В беседах и интервью Фолкнер не раз пытался объяснить свои художественный метод и стиль, поражавшие неподготовленного читателя необычностью целого и своеобразием частного. В Японии писателя спросили, не является ли его стиль результатом сознательных усилий в освоении различных новых форм в области прозы, или же он возникает естественно, и художник не может писать иначе, чем пишет. Характерно, что, отвечая на этот вопрос, писатель свел разговор о стиле к необходимости изображать правду жизни: «Я бы сказал, что стиль – следствие необходимости, настоятельной потребности… Человек знает, что не может жить вечно, что жизнь коротка. И в то же время в его душе, в его сердце горит желание выразить и некую всеобщую истину. Правда, он постоянно осознает кратковременность отпущенного ему на это срока. В моем случае это-то и объясняет стремление вместить все в одну фразу, поскольку возможности написать другую фразу может и не представиться» (186).
О стремлении выразить целое в одной фразе Фолкнер говорил во многих публичных выступлениях. При этом всегда отмечал, что стиль сам по себе его не волнует: у него просто нет времени заниматься стилем как таковым. Если писатель чересчур беспокоится о стиле, в конце концов у него не остается ничего, кроме стиля. И добавлял: «Я не имею в виду, что стиль не важен… Стиль очень важен… Я сам очень бы хотел писать ясно, прозрачно, просто» (299–300).
Выразить желаемое предельно сжато, уплотнить, превратить прозу в «тяжелую воду» мысли и чувства – это стремление не покидало писателя всю жизнь. Однажды слушатели военной академии Вест-Пойнт, куда Фолкнер приезжал незадолго до смерти, спросили, почему на первых страницах «Осквернителя праха» пишется «он» и не объясняется, кто это. Была ли при этом у писателя особая цель, или то результат процесса его художественного мышления, способ выражать свои мысли.
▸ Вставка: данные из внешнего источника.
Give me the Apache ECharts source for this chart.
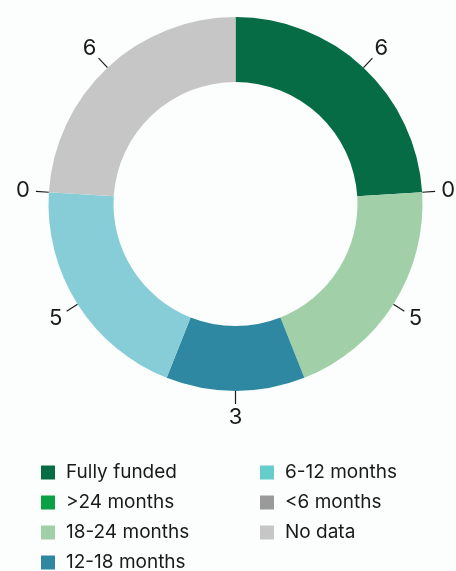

В своем ответе Фолкнер высказал одну из самых заветных идей, своего рода эстетический принцип, легший в основу всего его творчества. «Я думаю, что любому художнику – музыканту, писателю, живописцу – хотелось бы собрать весь свой опыт – все, что он видел, наблюдал и чувствовал, и сконцентрировать его в одном-едином цвете, тоне или слове… Художнику это не удается, но все-таки он не оставляет попыток. И неясность, многословность, обнаруживаемая вами в произведениях писателей, – следствие их страстного стремления вместить весь этот опыт в одном слове. Затем ему необходимо прибавить к нему еще одно слово, и рождается предложение, но он упорно пытается вместить весь свой опыт в одно нерасчленяемое целое – в абзац или страницу, прежде чем поставить точку» (382–383).
Фолкнер любил повторять, что он – неудавшийся поэт. Неудавшийся поэт, говорил он, становится новеллистом. Неудавшемуся же новеллисту не остается ничего иного, кроме романа, и он становится романистом. Только поэзия, полагал Фолкнер, может «сосредоточить всю красоту и страсть человеческого сердца на булавочной головке» (397–398).
Так относился писатель и к своей новеллистике, стремясь «поднять» ее до поэзии. Некоторые рассказы («Каркассонн») даже своей поэтикой приближаются к стихотворению, другие («По ту сторону», «Смертельный прыжок») кажутся прямо-таки созданными по совету Чехова: «Написав рассказ, следует вычеркнуть его начало и конец»[19].
Освобождение Чеховым жанра рассказа от предыстории явилось по существу революцией в этом жанре. Оно означало, что отныне читателю следует понимать смысл происходящего без пояснений автора, из одних поступков и разговоров героев рассказа. Именно по этому пути пошел в своей новеллистике Фолкнер.